**Task description:** Your task is to repeat all of the data exactly while excluding the pictures.

**Raw data:**
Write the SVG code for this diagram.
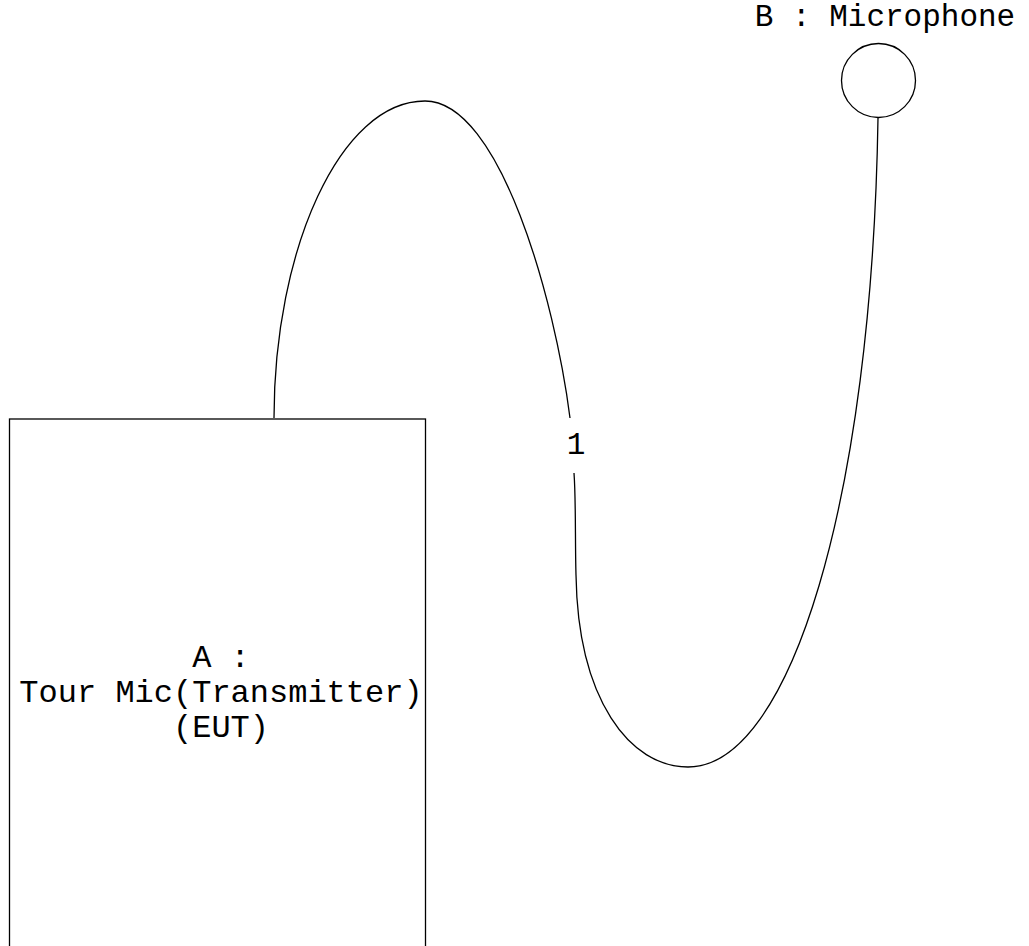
<svg xmlns="http://www.w3.org/2000/svg" width="1029" height="946" viewBox="0 0 1029 946">
  <style>
    .shape { fill: #ffffff; stroke: #000000; stroke-width: 1.3; }
    .wire { fill: none; stroke: #000000; stroke-width: 1.3; }
    .label { font-family: "Liberation Mono", "Courier New", monospace; font-size: 31px; fill: #000000; }
    .box-label { font-size: 32px; }
  </style>
  <rect width="1029" height="946" fill="#ffffff"/>

  <!-- connectors -->
  <g id="connectors">
    <path class="wire" d="M274,418 C274,250 340,101 425,101 C500,101 555,300 570,418"/>
    <path class="wire" d="M574,473 C576,500 575,540 576,575 C578,700 630,767 688,767 C790,767 872,500 878,118"/>
    <text class="label" x="576" y="454" text-anchor="middle">1</text>
  </g>

  <!-- A: transmitter -->
  <g id="nodeA">
    <rect class="shape" x="9.5" y="419" width="416" height="560"/>
    <text class="label box-label" x="221" y="666.5" text-anchor="middle">A :</text>
    <text class="label box-label" x="221" y="701.5" text-anchor="middle">Tour Mic(Transmitter)</text>
    <text class="label box-label" x="221" y="736.5" text-anchor="middle">(EUT)</text>
  </g>

  <!-- B: microphone -->
  <g id="nodeB">
    <circle class="shape" cx="878.5" cy="80.5" r="37"/>
    <text class="label" x="885" y="26" text-anchor="middle">B : Microphone</text>
  </g>
</svg>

**Answer to this task:**
Write the SVG code for this diagram.
<svg xmlns="http://www.w3.org/2000/svg" width="1029" height="946" viewBox="0 0 1029 946">
  <style>
    .shape { fill: #ffffff; stroke: #000000; stroke-width: 1.3; }
    .wire { fill: none; stroke: #000000; stroke-width: 1.3; }
    .label { font-family: "Liberation Mono", "Courier New", monospace; font-size: 31px; fill: #000000; }
    .box-label { font-size: 32px; }
  </style>
  <rect width="1029" height="946" fill="#ffffff"/>

  <!-- connectors -->
  <g id="connectors">
    <path class="wire" d="M274,418 C274,250 340,101 425,101 C500,101 555,300 570,418"/>
    <path class="wire" d="M574,473 C576,500 575,540 576,575 C578,700 630,767 688,767 C790,767 872,500 878,118"/>
    <text class="label" x="576" y="454" text-anchor="middle">1</text>
  </g>

  <!-- A: transmitter -->
  <g id="nodeA">
    <rect class="shape" x="9.5" y="419" width="416" height="560"/>
    <text class="label box-label" x="221" y="666.5" text-anchor="middle">A :</text>
    <text class="label box-label" x="221" y="701.5" text-anchor="middle">Tour Mic(Transmitter)</text>
    <text class="label box-label" x="221" y="736.5" text-anchor="middle">(EUT)</text>
  </g>

  <!-- B: microphone -->
  <g id="nodeB">
    <circle class="shape" cx="878.5" cy="80.5" r="37"/>
    <text class="label" x="885" y="26" text-anchor="middle">B : Microphone</text>
  </g>
</svg>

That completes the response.